Querido/a lector/a, según los clásicos del pensamiento, el pesimismo tiene más prestigio intelectual que el optimismo. Parece que da una imagen de sensatez, de pensar, de reflexión, de estar más cerca del complejo realismo de la condición humana, de la vida y del mundo. Pero, a pesar de eso, soy optimista. Tal vez equivocado, pero optimista.

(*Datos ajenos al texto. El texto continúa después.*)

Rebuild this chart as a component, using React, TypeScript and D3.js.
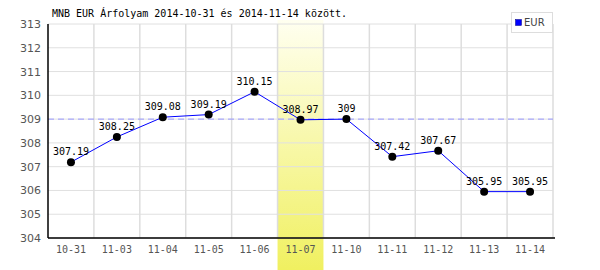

Aunque, reconozco, que esa compleja realidad de la que hablo, a veces la supera un pesimismo que, por momentos, se puede acercar a la depresión. Por ejemplo, estos días, cuando por televisión asistía al primer debate de las elecciones autonómicas madrileñas, el alma se me cayó a los pies. Digo que estaba con mi mujer y no la miraba porque tenía vergüenza ajena. Y es que asistí a un acto político sin política, es decir, sin que la derecha, encarnada por la Ayuso y la Monasterio, aportara el diagnóstico y las soluciones a los problemas concretos que sufren los madrileños. Asistí a un acto político sin ética, es decir, sin que la derecha, encarnada por la Ayuso y la Monasterio, defendiera el bien común. Asistí a un acto político de la Comunidad de Madrid sin la Comunidad de Madrid, es decir, sin que la derecha, encarnada por la Ayuso y la Monasterio, hablara de la Comunidad de Madrid (se perdieron insultando al presidente Pedro Sánchez y al candidato Pablo Iglesias). Asistí a un acto político democrático en el que, una más que otra, la Monasterio de Vox más que la Ayuso del PP, utilizó los derechos y libertades democráticas para defender valores antidemocráticos, por no decir fascistas... etc.

Bueno pues, a pesar de la realidad expuesta, sigo manteniendo que soy optimista. Posiblemente porque pienso que el futuro no es una eterna maldición bíblica. Posiblemente porque sé que el futuro casi siempre fue mejor que el pasado y, tarde o temprano, siempre está en las manos de los ciudadanos. Depende de nosotros.